Daniel dan Radesky menggunakan istilah, technoference untuk kebiasaan menggunakan produk digital secara berlebih ini. Istilah yang pertama kali dipopulerkan Daniel dan Coyne (2016) ini bisa dimaknai sebagai interupsi perangkat teknologi terhadap interaksi tatap muka sehari-hari.
Responden orang tua dalam kajian ini rata-rata menggunakan perangkat digital selama sembilan jam per hari. Sepertiga dari waktu ini dihabiskan untuk telepon pintar, yang karena portabilitasnya sering digunakan selama aktivitas keluarga seperti makanan, bermain, dan waktu jelang tidur. Padahal, semua waktu ini sangat penting dalam membentuk perilaku sosial-emosional anak. Orang tua memiliki lebih sedikit percakapan dengan anak-anak mereka dan rentan marah ketika anak-anak mencoba mendapatkan perhatian mereka.

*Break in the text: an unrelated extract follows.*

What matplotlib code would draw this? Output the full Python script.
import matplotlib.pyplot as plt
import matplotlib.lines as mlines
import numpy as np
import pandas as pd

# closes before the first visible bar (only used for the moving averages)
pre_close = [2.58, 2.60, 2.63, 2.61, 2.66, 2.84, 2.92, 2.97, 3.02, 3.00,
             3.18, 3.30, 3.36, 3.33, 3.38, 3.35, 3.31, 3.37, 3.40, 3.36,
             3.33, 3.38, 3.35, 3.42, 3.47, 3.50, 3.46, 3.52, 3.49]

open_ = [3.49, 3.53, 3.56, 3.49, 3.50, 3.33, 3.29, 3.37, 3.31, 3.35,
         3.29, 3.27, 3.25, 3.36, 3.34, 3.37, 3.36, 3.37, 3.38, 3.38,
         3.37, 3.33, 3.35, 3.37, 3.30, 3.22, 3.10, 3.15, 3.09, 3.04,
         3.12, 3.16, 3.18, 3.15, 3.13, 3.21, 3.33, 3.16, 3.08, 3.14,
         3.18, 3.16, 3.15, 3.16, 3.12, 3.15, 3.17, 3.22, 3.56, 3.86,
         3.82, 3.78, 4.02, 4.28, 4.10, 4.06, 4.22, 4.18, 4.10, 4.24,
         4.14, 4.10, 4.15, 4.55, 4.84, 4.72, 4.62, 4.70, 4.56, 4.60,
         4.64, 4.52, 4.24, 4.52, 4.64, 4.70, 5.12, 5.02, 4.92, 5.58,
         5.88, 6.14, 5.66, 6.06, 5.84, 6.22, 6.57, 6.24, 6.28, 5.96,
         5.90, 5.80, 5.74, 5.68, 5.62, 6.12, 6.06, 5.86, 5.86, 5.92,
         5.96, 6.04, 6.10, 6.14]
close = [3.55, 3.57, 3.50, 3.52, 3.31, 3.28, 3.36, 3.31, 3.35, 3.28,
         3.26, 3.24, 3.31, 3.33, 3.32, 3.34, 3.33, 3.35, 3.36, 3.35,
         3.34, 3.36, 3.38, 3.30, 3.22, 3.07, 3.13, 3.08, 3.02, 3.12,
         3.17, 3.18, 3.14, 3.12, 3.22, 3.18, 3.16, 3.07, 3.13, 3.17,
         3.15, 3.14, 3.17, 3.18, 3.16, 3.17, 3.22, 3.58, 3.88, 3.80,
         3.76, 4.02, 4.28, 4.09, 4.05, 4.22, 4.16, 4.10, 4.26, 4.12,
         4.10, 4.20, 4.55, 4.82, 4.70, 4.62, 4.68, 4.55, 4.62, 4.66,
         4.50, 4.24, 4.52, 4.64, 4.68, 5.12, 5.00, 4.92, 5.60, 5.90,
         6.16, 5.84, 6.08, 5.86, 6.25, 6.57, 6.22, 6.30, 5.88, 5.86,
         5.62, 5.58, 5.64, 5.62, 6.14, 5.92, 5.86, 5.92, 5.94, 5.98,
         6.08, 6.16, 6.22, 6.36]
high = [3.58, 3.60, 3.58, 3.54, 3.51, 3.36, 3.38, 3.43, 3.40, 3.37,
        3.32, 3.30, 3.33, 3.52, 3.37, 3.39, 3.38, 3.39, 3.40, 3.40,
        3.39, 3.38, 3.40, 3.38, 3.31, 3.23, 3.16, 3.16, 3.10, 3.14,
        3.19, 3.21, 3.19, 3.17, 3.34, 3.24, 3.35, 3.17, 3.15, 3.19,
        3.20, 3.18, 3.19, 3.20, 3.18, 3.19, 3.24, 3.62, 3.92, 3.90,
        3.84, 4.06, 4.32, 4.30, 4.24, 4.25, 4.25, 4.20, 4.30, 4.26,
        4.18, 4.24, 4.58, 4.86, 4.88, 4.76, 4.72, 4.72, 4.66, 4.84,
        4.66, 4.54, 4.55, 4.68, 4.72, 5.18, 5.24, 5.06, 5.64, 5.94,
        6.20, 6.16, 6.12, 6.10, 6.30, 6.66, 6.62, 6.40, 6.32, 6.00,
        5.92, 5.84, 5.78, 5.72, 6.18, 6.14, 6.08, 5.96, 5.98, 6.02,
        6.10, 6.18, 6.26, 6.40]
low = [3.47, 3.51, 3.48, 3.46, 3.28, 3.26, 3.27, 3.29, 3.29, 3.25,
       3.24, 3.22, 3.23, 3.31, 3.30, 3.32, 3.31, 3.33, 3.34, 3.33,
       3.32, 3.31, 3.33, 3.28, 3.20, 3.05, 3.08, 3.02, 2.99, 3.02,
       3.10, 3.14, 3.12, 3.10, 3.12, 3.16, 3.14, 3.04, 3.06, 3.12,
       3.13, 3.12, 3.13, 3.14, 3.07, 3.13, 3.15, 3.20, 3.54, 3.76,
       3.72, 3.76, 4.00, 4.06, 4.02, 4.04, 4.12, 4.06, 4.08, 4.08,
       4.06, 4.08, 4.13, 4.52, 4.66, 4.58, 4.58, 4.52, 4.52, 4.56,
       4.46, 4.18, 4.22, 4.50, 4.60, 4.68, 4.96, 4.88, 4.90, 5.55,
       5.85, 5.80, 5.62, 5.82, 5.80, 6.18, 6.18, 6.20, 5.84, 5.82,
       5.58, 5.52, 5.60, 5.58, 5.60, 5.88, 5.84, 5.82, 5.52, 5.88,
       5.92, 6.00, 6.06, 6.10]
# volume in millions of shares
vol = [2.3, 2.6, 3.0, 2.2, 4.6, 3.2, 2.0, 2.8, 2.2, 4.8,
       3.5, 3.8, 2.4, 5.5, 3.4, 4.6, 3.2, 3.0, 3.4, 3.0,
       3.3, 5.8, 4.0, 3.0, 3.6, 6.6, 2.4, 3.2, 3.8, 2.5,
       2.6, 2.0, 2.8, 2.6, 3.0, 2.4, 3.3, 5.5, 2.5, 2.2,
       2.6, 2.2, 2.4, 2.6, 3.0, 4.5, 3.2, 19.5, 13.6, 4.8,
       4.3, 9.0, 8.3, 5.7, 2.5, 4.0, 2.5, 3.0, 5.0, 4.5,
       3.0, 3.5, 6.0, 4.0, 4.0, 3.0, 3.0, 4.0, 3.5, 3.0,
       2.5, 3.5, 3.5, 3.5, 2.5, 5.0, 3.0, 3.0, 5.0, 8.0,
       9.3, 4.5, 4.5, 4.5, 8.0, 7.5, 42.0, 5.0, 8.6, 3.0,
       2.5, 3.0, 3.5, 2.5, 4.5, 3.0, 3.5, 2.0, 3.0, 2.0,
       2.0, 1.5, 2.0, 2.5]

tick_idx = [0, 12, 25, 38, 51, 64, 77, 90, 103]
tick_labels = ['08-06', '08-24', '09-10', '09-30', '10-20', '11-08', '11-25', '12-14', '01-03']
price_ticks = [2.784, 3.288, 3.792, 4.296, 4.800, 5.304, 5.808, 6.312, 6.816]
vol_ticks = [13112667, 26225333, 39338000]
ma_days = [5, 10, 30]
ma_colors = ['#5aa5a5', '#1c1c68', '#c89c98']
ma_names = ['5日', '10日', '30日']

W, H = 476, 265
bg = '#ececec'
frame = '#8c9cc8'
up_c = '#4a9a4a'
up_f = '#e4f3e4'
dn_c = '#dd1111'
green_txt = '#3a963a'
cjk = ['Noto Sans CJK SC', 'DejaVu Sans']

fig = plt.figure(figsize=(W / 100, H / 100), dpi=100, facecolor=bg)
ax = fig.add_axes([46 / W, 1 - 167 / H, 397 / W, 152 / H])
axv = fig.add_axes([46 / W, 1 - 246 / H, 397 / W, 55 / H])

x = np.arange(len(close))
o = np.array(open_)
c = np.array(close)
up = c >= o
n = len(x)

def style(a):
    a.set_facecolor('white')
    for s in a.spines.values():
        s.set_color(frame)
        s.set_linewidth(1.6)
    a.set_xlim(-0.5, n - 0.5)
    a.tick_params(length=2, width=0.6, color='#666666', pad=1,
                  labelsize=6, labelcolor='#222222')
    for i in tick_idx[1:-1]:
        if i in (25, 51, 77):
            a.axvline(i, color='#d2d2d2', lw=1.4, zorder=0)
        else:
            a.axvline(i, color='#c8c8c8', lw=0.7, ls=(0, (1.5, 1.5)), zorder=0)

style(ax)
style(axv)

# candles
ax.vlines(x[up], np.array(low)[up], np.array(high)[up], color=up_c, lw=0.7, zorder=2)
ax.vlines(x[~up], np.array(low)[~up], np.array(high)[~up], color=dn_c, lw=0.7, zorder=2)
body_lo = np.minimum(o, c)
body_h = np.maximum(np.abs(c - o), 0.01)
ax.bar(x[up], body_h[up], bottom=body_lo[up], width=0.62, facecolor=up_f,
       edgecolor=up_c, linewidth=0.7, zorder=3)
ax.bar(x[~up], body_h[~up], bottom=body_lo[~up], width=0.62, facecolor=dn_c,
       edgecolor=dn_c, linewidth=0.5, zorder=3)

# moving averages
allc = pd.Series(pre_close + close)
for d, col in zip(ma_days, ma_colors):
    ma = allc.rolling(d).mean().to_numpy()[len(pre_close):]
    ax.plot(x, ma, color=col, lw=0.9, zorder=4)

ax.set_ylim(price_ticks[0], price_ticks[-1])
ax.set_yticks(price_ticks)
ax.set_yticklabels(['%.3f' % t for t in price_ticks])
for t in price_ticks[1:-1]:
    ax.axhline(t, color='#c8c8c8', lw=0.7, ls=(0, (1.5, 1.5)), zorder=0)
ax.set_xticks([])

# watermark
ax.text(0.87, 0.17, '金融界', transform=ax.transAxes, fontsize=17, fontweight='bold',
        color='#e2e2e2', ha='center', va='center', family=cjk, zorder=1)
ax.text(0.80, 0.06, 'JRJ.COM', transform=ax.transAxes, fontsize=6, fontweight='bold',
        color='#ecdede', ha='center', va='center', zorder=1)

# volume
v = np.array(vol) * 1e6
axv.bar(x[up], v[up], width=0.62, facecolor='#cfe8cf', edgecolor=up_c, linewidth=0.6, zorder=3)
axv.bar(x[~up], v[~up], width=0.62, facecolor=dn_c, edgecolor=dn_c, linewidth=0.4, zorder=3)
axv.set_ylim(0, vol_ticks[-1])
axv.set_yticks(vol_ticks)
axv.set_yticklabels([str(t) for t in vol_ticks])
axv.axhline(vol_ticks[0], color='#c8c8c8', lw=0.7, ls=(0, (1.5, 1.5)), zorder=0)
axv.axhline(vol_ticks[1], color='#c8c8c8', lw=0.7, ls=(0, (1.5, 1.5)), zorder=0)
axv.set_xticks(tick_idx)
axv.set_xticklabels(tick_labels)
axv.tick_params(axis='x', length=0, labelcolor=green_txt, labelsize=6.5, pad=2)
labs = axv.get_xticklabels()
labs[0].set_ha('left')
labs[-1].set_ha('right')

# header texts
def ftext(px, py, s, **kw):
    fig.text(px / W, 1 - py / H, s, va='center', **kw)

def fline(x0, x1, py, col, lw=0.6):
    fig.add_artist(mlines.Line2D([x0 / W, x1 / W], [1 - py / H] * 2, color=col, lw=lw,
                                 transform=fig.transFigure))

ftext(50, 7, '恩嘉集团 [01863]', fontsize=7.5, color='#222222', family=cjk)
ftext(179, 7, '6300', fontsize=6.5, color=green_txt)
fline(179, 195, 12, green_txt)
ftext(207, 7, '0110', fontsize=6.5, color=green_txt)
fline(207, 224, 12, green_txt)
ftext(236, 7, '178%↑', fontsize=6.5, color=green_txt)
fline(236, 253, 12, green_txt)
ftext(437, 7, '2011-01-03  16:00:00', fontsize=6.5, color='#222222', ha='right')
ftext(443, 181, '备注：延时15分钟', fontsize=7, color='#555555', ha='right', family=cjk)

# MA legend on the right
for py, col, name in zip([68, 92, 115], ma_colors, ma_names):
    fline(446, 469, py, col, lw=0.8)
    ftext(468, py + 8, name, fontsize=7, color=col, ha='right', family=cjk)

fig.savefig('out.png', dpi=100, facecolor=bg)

Penelitian ini melibatkan 172 keluarga atau total 337 orang tua yang memiliki anak usia lima tahun atau lebih muda. Orang tua menilai perilaku internalisasi anak mereka seperti seberapa sering merajuk atau betapa mudahnya perasaan mereka terluka, serta perilaku eksternal mereka, seperti betapa marah atau mudahnya frustrasi mereka. Orang tua juga melaporkan tingkat stres dan depresi mereka sendiri, dukungan yang mereka terima dari mitra mereka, dan penggunaan media untuk anak mereka. Dalam hampir semua kasus, satu perangkat atau lebih mengganggu interaksi orang tua-anak pada tahap tertentu di siang hari.
Perangkat digital biasanya diberikan pada anak agar lebih tenang. Namun, hasil survei menunjukkan bahwa taktik ini memiliki kekurangan. Penggunaan perangkat elektronik justru menghalangi orang tua untuk memberikan dukungan emosional dan umpan balik positif kepada anak-anak mereka. Perangkat digital ini pada akhirnya menambah tingkat stres orang tua, yang kemudian mengarah pada pelarian penggunaan lebih banyak teknologi, dan siklus terus berlanjut.

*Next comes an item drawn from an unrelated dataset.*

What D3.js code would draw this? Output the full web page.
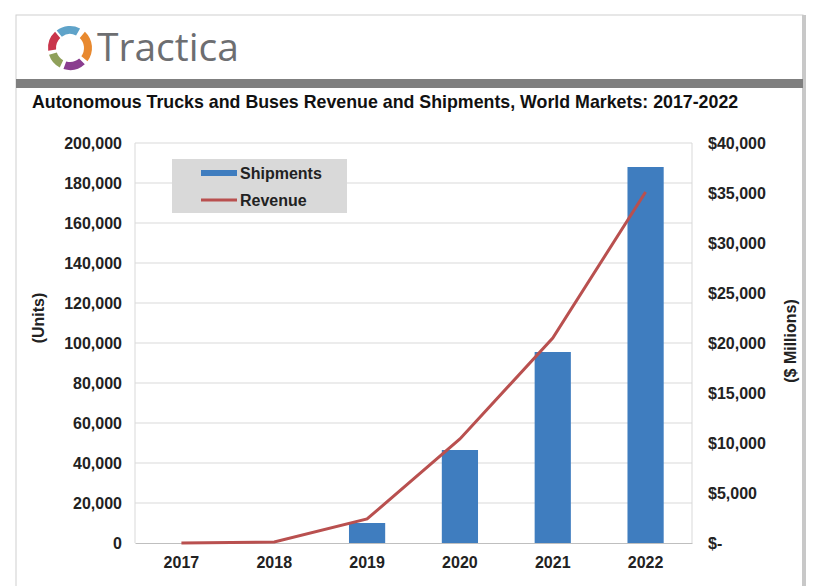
<!DOCTYPE html>
<html><head><meta charset="utf-8">
<script src="https://cdn.jsdelivr.net/npm/d3@7"></script>
<style>body{margin:0;background:#fff}svg{display:block}text{font-family:Arial,"Liberation Sans",sans-serif}</style>
</head><body>
<script>
const years = ["2017","2018","2019","2020","2021","2022"];
const shipments = [0, 0, 10000, 46500, 95500, 188000];
const revenue = [0, 100, 2400, 10400, 20500, 35100];
const unitTicks = [0,20000,40000,60000,80000,100000,120000,140000,160000,180000,200000];
const revTicks = [0,5000,10000,15000,20000,25000,30000,35000,40000];
const title = "Autonomous Trucks and Buses Revenue and Shipments, World Markets: 2017-2022";
const legendLabels = ["Shipments","Revenue"];

const W=820,H=586;
const svg=d3.select("body").append("svg").attr("width",W).attr("height",H);

// frame
svg.append("rect").attr("x",16).attr("y",15).attr("width",787).attr("height",580).attr("fill","#fff").attr("stroke","#d0d0d0");
svg.append("rect").attr("x",802).attr("y",15).attr("width",4).attr("height",580).attr("fill","#c8c8c8");
svg.append("rect").attr("x",16).attr("y",79).attr("width",787).attr("height",9).attr("fill","#7f7f7f");

// logo
const lg=svg.append("g").attr("transform","translate(70,48)");
const arc=d3.arc().innerRadius(14).outerRadius(22).padAngle(0.08);
const segs=[[-40,30,"#5fa3c9"],[40,130,"#e8892f"],[135,200,"#8a3d8f"],[205,255,"#8fa05a"],[260,320,"#c9354b"]];
segs.forEach(s=>lg.append("path").attr("d",arc({startAngle:s[0]*Math.PI/180,endAngle:s[1]*Math.PI/180})).attr("fill",s[2]));
svg.append("text").attr("x",97).attr("y",61).attr("font-size",39).attr("fill","#6d6e71")
  .style("font-family","'Open Sans',Arial,sans-serif").text("Tractica");

// title
svg.append("text").attr("x",32).attr("y",108).attr("font-size",17.8).attr("font-weight","bold").attr("fill","#111").text(title);

// scales
const x=d3.scaleBand().domain(years).range([135,692]).paddingInner(0.61).paddingOuter(0.305);
const y=d3.scaleLinear().domain([0,200000]).range([543,143]);
const y2=d3.scaleLinear().domain([0,40000]).range([543,143]);

// gridlines
svg.append("g").selectAll("line").data(unitTicks.slice(1)).join("line")
  .attr("x1",135).attr("x2",692).attr("y1",d=>y(d)).attr("y2",d=>y(d)).attr("stroke","#d9d9d9");
svg.append("line").attr("x1",135).attr("x2",135).attr("y1",143).attr("y2",543).attr("stroke","#d9d9d9");
svg.append("line").attr("x1",692).attr("x2",692).attr("y1",143).attr("y2",543).attr("stroke","#d9d9d9");

// axes
const fmt=d3.format(",");
const tickStyle=sel=>sel.attr("font-size",16).attr("font-weight","bold").attr("fill","#222").style("font-family","Arial,sans-serif");
const ax=svg.append("g").attr("transform","translate(135,0)").call(d3.axisLeft(y).tickValues(unitTicks).tickFormat(fmt).tickSize(0).tickPadding(13));
ax.select(".domain").remove();
tickStyle(ax.selectAll("text"));
const ax2=svg.append("g").attr("transform","translate(692,0)").call(d3.axisRight(y2).tickValues(revTicks).tickFormat(d=>d===0?"$-":"$"+fmt(d)).tickSize(0).tickPadding(16));
ax2.select(".domain").remove();
tickStyle(ax2.selectAll("text"));
const axb=svg.append("g").attr("transform","translate(0,543)").call(d3.axisBottom(x).tickSize(0).tickPadding(14));
axb.select(".domain").attr("stroke","#bfbfbf");
tickStyle(axb.selectAll("text"));

// axis titles
svg.append("text").attr("transform","translate(44,318) rotate(-90)").attr("text-anchor","middle").attr("font-size",16).attr("font-weight","bold").attr("fill","#222").text("(Units)");
svg.append("text").attr("transform","translate(796,341) rotate(-90)").attr("text-anchor","middle").attr("font-size",16).attr("font-weight","bold").attr("fill","#222").text("($ Millions)");

// bars
const barColor="#3f7dbf", lineColor="#b9504f";
svg.append("g").selectAll("rect").data(years.map((d,i)=>({k:d,v:shipments[i]}))).join("rect")
  .attr("x",d=>x(d.k)).attr("width",x.bandwidth()).attr("y",d=>y(d.v)).attr("height",d=>543-y(d.v)).attr("fill",barColor);

// line
const line=d3.line().x((d,i)=>x(years[i])+x.bandwidth()/2).y(d=>y2(d));
svg.append("path").datum(revenue).attr("d",line).attr("fill","none").attr("stroke",lineColor).attr("stroke-width",3);

// legend
const lgd=svg.append("g");
lgd.append("rect").attr("x",172).attr("y",159).attr("width",175).attr("height",54).attr("fill","#d9d9d9");
[barColor,lineColor].forEach((c,i)=>{
  const yy=173+i*27;
  lgd.append("line").attr("x1",201).attr("x2",237).attr("y1",yy).attr("y2",yy).attr("stroke",c).attr("stroke-width",i===0?6:3);
  lgd.append("text").attr("x",240).attr("y",yy+6).attr("font-size",16).attr("font-weight","bold").attr("fill","#222").text(legendLabels[i]);
});
</script>
</body></html>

"Hasil penelitian ini mendukung gagasan bahwa hubungan orang tua penganut technoference dan perilaku anak yang sulit diatur bersifat timbal balik dan saling mempengaruhi sepanjang waktu,” ujar McDaniel. “Dengan kata lain, orang tua yang memiliki anak dengan persoalan sulit diatur menjadi lebih gampang stres, di mana hal ini akan membuat mereka memberikan perangkat digital, padahal hal itu akan menambah masalah.”
Raddesky menambahkan, anak-anak yang berperilaku buruk seringkali dalam rangka mendapatkan perhatian orang tua. Pemberian perangkat digital itu akan semakin menjauhkan mereka dari kasih sayang orang tua sehingga akan terlihat semakin sulit diatur.
Dalam kajian Daniel dan Coyne di jurnal Psychology of Popular Media Culture (2016) ditemukan bahwa, pasangan yang terpapar technoference juga lebih sering mengalami konflik, depresif, dan jarang merasa bahagia. Kajian tersebut dilakukan terhadap 143 pasangan. Berdasarkan dua kajian ini disimpulkan bahwa, penggunaan teknologi digital secara berlebihan, terutama saat waktunya beraktivitas dengan keluarga akan berdampak buruk secara psikis, baik terhadap anak maupun pasangan hidup.